The Frenchman, however, had to continue in prison in Austria. After his wife and daughters joined him the imprisonment grew less hard. But after a time his daughters fell ill of prison-fever, and soon their mother was sick also. She appealed to the Emperor for permission to go to Vienna to see a doctor. The Emperor answered that she could go to Vienna “only on condition that you do not go back to Olmutz.”

She would not desert her husband. “I will never expose myself to the horrors of another separation from my husband,” she declared; and so she and her daughters stayed with Lafayette, enduring all manner of privations and sufferings for his sake.

The world, however, had not forgotten Lafayette. America worked constantly to free him, Washington and Jefferson and Jay, Morris and Marshall and Monroe used all their influence with Austria, but America was not loved in the tyrannical court of Vienna and the appeals of her statesmen passed unheeded. England was generous also toward the man who had once fought against her. The general who had commanded the forces against him at the Brandywine moved Parliament again and again to interfere on behalf of the French hero, and Charles James Fox, the great English orator, pleaded in favor, as he said, “of a noble character, which will flourish in the annals of the world, and live in the veneration of posterity, when kings, and the crowns they wear, will be no more regarded than the dust to which they must return.”

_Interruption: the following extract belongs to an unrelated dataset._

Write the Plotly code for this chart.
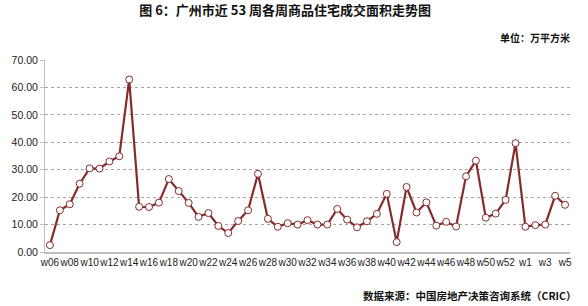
import plotly.graph_objects as go

weeks = [f"w{i:02d}" for i in range(6, 54)] + [f"w{i}" for i in range(1, 6)]
values = [2.5, 15.2, 17.4, 24.9, 30.5, 30.4, 33.0, 34.9, 62.9, 16.5,
          16.4, 18.0, 26.6, 22.2, 17.9, 12.8, 14.2, 9.5, 6.9, 11.3,
          15.2, 28.5, 12.1, 9.2, 10.5, 10.0, 11.6, 10.0, 10.0, 15.7,
          11.8, 9.0, 11.2, 13.9, 21.2, 3.6, 23.7, 14.4, 18.1, 9.6,
          11.0, 9.3, 27.6, 33.3, 12.5, 14.0, 19.0, 39.7, 9.2, 9.8,
          10.0, 20.5, 17.2]
tick_weeks = weeks[::2]
y_ticks = [0, 10, 20, 30, 40, 50, 60, 70]

title = "图 6：广州市近 53 周各周商品住宅成交面积走势图"
unit = "单位：万平方米"
source = "数据来源：中国房地产决策咨询系统（CRIC）"

line_color = "#862B2B"
cjk = "Noto Sans CJK SC"
num_font = "Liberation Sans, Arial"

fig = go.Figure()
fig.add_trace(go.Scatter(
    x=weeks, y=values, mode="lines+markers",
    line=dict(color=line_color, width=2.2),
    marker=dict(symbol="circle", size=7, color="white",
                line=dict(color=line_color, width=1)),
    showlegend=False,
))

fig.update_layout(
    width=588, height=306,
    margin=dict(l=40, r=18, t=60, b=53.5),
    paper_bgcolor="white", plot_bgcolor="white",
    title=dict(text=title, x=0.485, xanchor="center", y=0.967, yanchor="middle",
               font=dict(family=cjk, size=13, color="#111111", weight="bold")),
    xaxis=dict(
        type="category", categoryorder="array", categoryarray=weeks,
        range=[-0.5, len(weeks) - 0.5],
        tickmode="array", tickvals=tick_weeks, ticktext=tick_weeks,
        tickangle=0, showgrid=False, showline=True, linecolor="#BFBFBF",
        linewidth=1.5, ticks="", zeroline=False,
        tickfont=dict(family=num_font, size=10, color="#222222"),
    ),
    yaxis=dict(
        range=[0, 70], tickmode="array", tickvals=y_ticks,
        tickformat=".2f", showgrid=True, gridcolor="#A6A6A6", griddash="dot",
        gridwidth=1, showline=True, linecolor="#BFBFBF", linewidth=1,
        ticks="outside", ticklen=4, tickcolor="#BFBFBF", zeroline=False,
        tickfont=dict(family=num_font, size=10.5, color="#222222"),
    ),
    annotations=[
        dict(text=unit, xref="paper", yref="paper", x=1.004, y=1.119,
             xanchor="right", yanchor="middle", showarrow=False,
             font=dict(family=cjk, size=10, color="#111111", weight="bold")),
        dict(text=source, xref="paper", yref="paper", x=1.015, y=-0.226,
             xanchor="right", yanchor="middle", showarrow=False,
             font=dict(family=cjk, size=10.5, color="#111111", weight="bold")),
    ],
)

fig.write_html("out.html")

Help finally came from his own land, though in a very strange guise. While Lafayette lay in his cell at Olmutz a new star was rising in the skies, a planet succeeding to the confusion of the Reign of Terror in France. A Corsican officer, Napoleon Bonaparte, was winning wonderful laurels as a general. From victory he strode to victory, and by the spring of 1797 he had broken the power of Austria, had crossed the Italian Alps, and in sight of the Emperor’s capital was ready to dictate the terms of the treaty of Campo Formio. Then he remembered that a Frenchman, Lafayette, was still in an Austrian dungeon. Neither Bonaparte nor the Directory that now governed France wanted Lafayette to return to that country, but both were determined that Austria must give him up. Napoleon wrote that demand into the treaty. The Austrian Emperor objected, but Napoleon insisted and finally threatened, and he held the upper hand. The Emperor sent an officer to demand a written acknowledgment of his past good treatment from Lafayette and a promise never to enter Austria again. Lafayette refused to say anything about his past treatment but agreed to the second condition. Dissatisfied with this the Austrians represented to General Bonaparte that the prisoner had been set free and urged him to sign the treaty. Bonaparte saw through the ruse. He sent an officer to see that Lafayette was liberated, and only when he was satisfied of this would he make peace with the crafty Emperor.

On September 17, 1797, Lafayette, after five years in prison, walked out of Olmutz with his wife and daughters a free man. Even then, however, the Emperor did not hand him over to the French; instead he had him delivered to the American consul, with the statement that “Monsieur the Marquis de Lafayette was released from imprisonment simply because of the Emperor’s desire to favor and gratify America.”